──────── Raw data ────────
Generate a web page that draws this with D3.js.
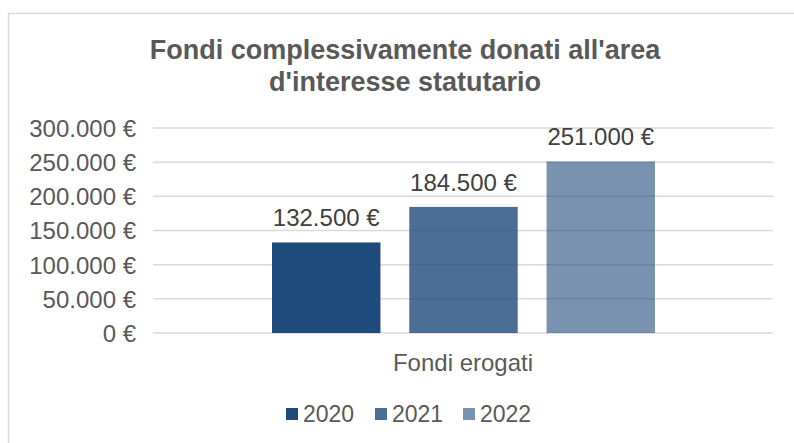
<!DOCTYPE html>
<html>
<head>
<meta charset="utf-8">
<script src="https://cdn.jsdelivr.net/npm/d3@7"></script>
<style>
  body { margin: 0; background: #fff; }
  svg { display: block; font-family: "Liberation Sans", Arial, sans-serif; }
</style>
</head>
<body>
<svg width="794" height="443"></svg>
<script>
var titleLines = ["Fondi complessivamente donati all'area", "d'interesse statutario"];
var category = "Fondi erogati";
var years = ["2020", "2021", "2022"];
var values = [132500, 184500, 251000];
var ticks = [0, 50000, 100000, 150000, 200000, 250000, 300000];
var colors = ["#1f4a7c", "#1f4a7c", "#1f4a7c"];
var opacities = [1, 0.8, 0.6];

var svg = d3.select("svg");
var margin = {"top": 128, "right": 21, "bottom": 110, "left": 153};
var width = +svg.attr("width") - margin.left - margin.right;
var height = +svg.attr("height") - margin.top - margin.bottom;
var fs = 24;

// chart border (only top and left visible, rest cropped)
svg.append("path")
    .attr("d", "M8.5,443 V13.5 H794")
    .attr("fill", "none")
    .attr("stroke", "#d9d9d9")
    .attr("stroke-width", 1.5);

svg.append("text")
    .attr("x", 405)
    .attr("y", 59)
    .attr("text-anchor", "middle")
    .attr("font-size", 27)
    .attr("font-weight", "bold")
    .attr("fill", "#595959")
    .selectAll("tspan")
    .data(titleLines)
    .enter().append("tspan")
    .attr("x", 405)
    .attr("dy", function (d, i) { return i === 0 ? 0 : 32; })
    .text(function (d) { return d; });

var g = svg.append("g").attr("transform", "translate(" + margin.left + "," + margin.top + ")");

var y = d3.scaleLinear().domain([0, 300000]).range([height, 0]);
var x0 = d3.scaleBand().domain([category]).range([0, width]);
var x1 = d3.scaleBand().domain(years).range([119, width - 118]).paddingInner(0.21);

var fmt = function (v) {
    return d3.format(",")(v).replace(/,/g, ".") + " €";
};

g.selectAll(".grid")
    .data(ticks)
    .enter().append("line")
    .attr("x1", 0)
    .attr("x2", width)
    .attr("y1", function (d) { return y(d); })
    .attr("y2", function (d) { return y(d); })
    .attr("stroke", "#d9d9d9")
    .attr("stroke-width", 1.5);

var yAxis = g.append("g")
    .call(d3.axisLeft(y).tickValues(ticks).tickFormat(fmt).tickSize(0).tickPadding(17));
yAxis.select(".domain").remove();
yAxis.selectAll("text")
    .attr("font-size", fs)
    .attr("font-family", "Liberation Sans, Arial, sans-serif")
    .attr("fill", "#595959")
    .attr("dy", "0.35em");

g.selectAll(".bar")
    .data(values)
    .enter().append("rect")
    .attr("x", function (d, i) { return x1(years[i]); })
    .attr("y", function (d) { return y(d); })
    .attr("width", x1.bandwidth())
    .attr("height", function (d) { return height - y(d); })
    .attr("fill", function (d, i) { return colors[i]; })
    .attr("fill-opacity", function (d, i) { return opacities[i]; });

g.selectAll(".label")
    .data(values)
    .enter().append("text")
    .attr("x", function (d, i) { return x1(years[i]) + x1.bandwidth() / 2; })
    .attr("y", function (d) { return y(d) - 16; })
    .attr("text-anchor", "middle")
    .attr("font-size", fs)
    .attr("fill", "#404040")
    .text(fmt);

g.append("text")
    .attr("x", x0(category) + x0.bandwidth() / 2)
    .attr("y", height + 38)
    .attr("text-anchor", "middle")
    .attr("font-size", fs)
    .attr("fill", "#595959")
    .text(category);

var legend = svg.append("g");
var legendX = [286, 375, 463];
var item = legend.selectAll(".item")
    .data(years)
    .enter().append("g")
    .attr("transform", function (d, i) { return "translate(" + legendX[i] + ",408)"; });
item.append("rect")
    .attr("width", 12)
    .attr("height", 12)
    .attr("fill", function (d, i) { return colors[i]; })
    .attr("fill-opacity", function (d, i) { return opacities[i]; });
item.append("text")
    .attr("x", 17)
    .attr("y", 13.5)
    .attr("font-size", 23)
    .attr("fill", "#595959")
    .text(function (d) { return d; });
</script>
</body>
</html>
────────
- Task goal -
Take the listing and print it again exactly, but without any pictures.

- Result of this exercise -
Generate a web page that draws this with D3.js.
<!DOCTYPE html>
<html>
<head>
<meta charset="utf-8">
<script src="https://cdn.jsdelivr.net/npm/d3@7"></script>
<style>
  body { margin: 0; background: #fff; }
  svg { display: block; font-family: "Liberation Sans", Arial, sans-serif; }
</style>
</head>
<body>
<svg width="794" height="443"></svg>
<script>
var titleLines = ["Fondi complessivamente donati all'area", "d'interesse statutario"];
var category = "Fondi erogati";
var years = ["2020", "2021", "2022"];
var values = [132500, 184500, 251000];
var ticks = [0, 50000, 100000, 150000, 200000, 250000, 300000];
var colors = ["#1f4a7c", "#1f4a7c", "#1f4a7c"];
var opacities = [1, 0.8, 0.6];

var svg = d3.select("svg");
var margin = {"top": 128, "right": 21, "bottom": 110, "left": 153};
var width = +svg.attr("width") - margin.left - margin.right;
var height = +svg.attr("height") - margin.top - margin.bottom;
var fs = 24;

// chart border (only top and left visible, rest cropped)
svg.append("path")
    .attr("d", "M8.5,443 V13.5 H794")
    .attr("fill", "none")
    .attr("stroke", "#d9d9d9")
    .attr("stroke-width", 1.5);

svg.append("text")
    .attr("x", 405)
    .attr("y", 59)
    .attr("text-anchor", "middle")
    .attr("font-size", 27)
    .attr("font-weight", "bold")
    .attr("fill", "#595959")
    .selectAll("tspan")
    .data(titleLines)
    .enter().append("tspan")
    .attr("x", 405)
    .attr("dy", function (d, i) { return i === 0 ? 0 : 32; })
    .text(function (d) { return d; });

var g = svg.append("g").attr("transform", "translate(" + margin.left + "," + margin.top + ")");

var y = d3.scaleLinear().domain([0, 300000]).range([height, 0]);
var x0 = d3.scaleBand().domain([category]).range([0, width]);
var x1 = d3.scaleBand().domain(years).range([119, width - 118]).paddingInner(0.21);

var fmt = function (v) {
    return d3.format(",")(v).replace(/,/g, ".") + " €";
};

g.selectAll(".grid")
    .data(ticks)
    .enter().append("line")
    .attr("x1", 0)
    .attr("x2", width)
    .attr("y1", function (d) { return y(d); })
    .attr("y2", function (d) { return y(d); })
    .attr("stroke", "#d9d9d9")
    .attr("stroke-width", 1.5);

var yAxis = g.append("g")
    .call(d3.axisLeft(y).tickValues(ticks).tickFormat(fmt).tickSize(0).tickPadding(17));
yAxis.select(".domain").remove();
yAxis.selectAll("text")
    .attr("font-size", fs)
    .attr("font-family", "Liberation Sans, Arial, sans-serif")
    .attr("fill", "#595959")
    .attr("dy", "0.35em");

g.selectAll(".bar")
    .data(values)
    .enter().append("rect")
    .attr("x", function (d, i) { return x1(years[i]); })
    .attr("y", function (d) { return y(d); })
    .attr("width", x1.bandwidth())
    .attr("height", function (d) { return height - y(d); })
    .attr("fill", function (d, i) { return colors[i]; })
    .attr("fill-opacity", function (d, i) { return opacities[i]; });

g.selectAll(".label")
    .data(values)
    .enter().append("text")
    .attr("x", function (d, i) { return x1(years[i]) + x1.bandwidth() / 2; })
    .attr("y", function (d) { return y(d) - 16; })
    .attr("text-anchor", "middle")
    .attr("font-size", fs)
    .attr("fill", "#404040")
    .text(fmt);

g.append("text")
    .attr("x", x0(category) + x0.bandwidth() / 2)
    .attr("y", height + 38)
    .attr("text-anchor", "middle")
    .attr("font-size", fs)
    .attr("fill", "#595959")
    .text(category);

var legend = svg.append("g");
var legendX = [286, 375, 463];
var item = legend.selectAll(".item")
    .data(years)
    .enter().append("g")
    .attr("transform", function (d, i) { return "translate(" + legendX[i] + ",408)"; });
item.append("rect")
    .attr("width", 12)
    .attr("height", 12)
    .attr("fill", function (d, i) { return colors[i]; })
    .attr("fill-opacity", function (d, i) { return opacities[i]; });
item.append("text")
    .attr("x", 17)
    .attr("y", 13.5)
    .attr("font-size", 23)
    .attr("fill", "#595959")
    .text(function (d) { return d; });
</script>
</body>
</html>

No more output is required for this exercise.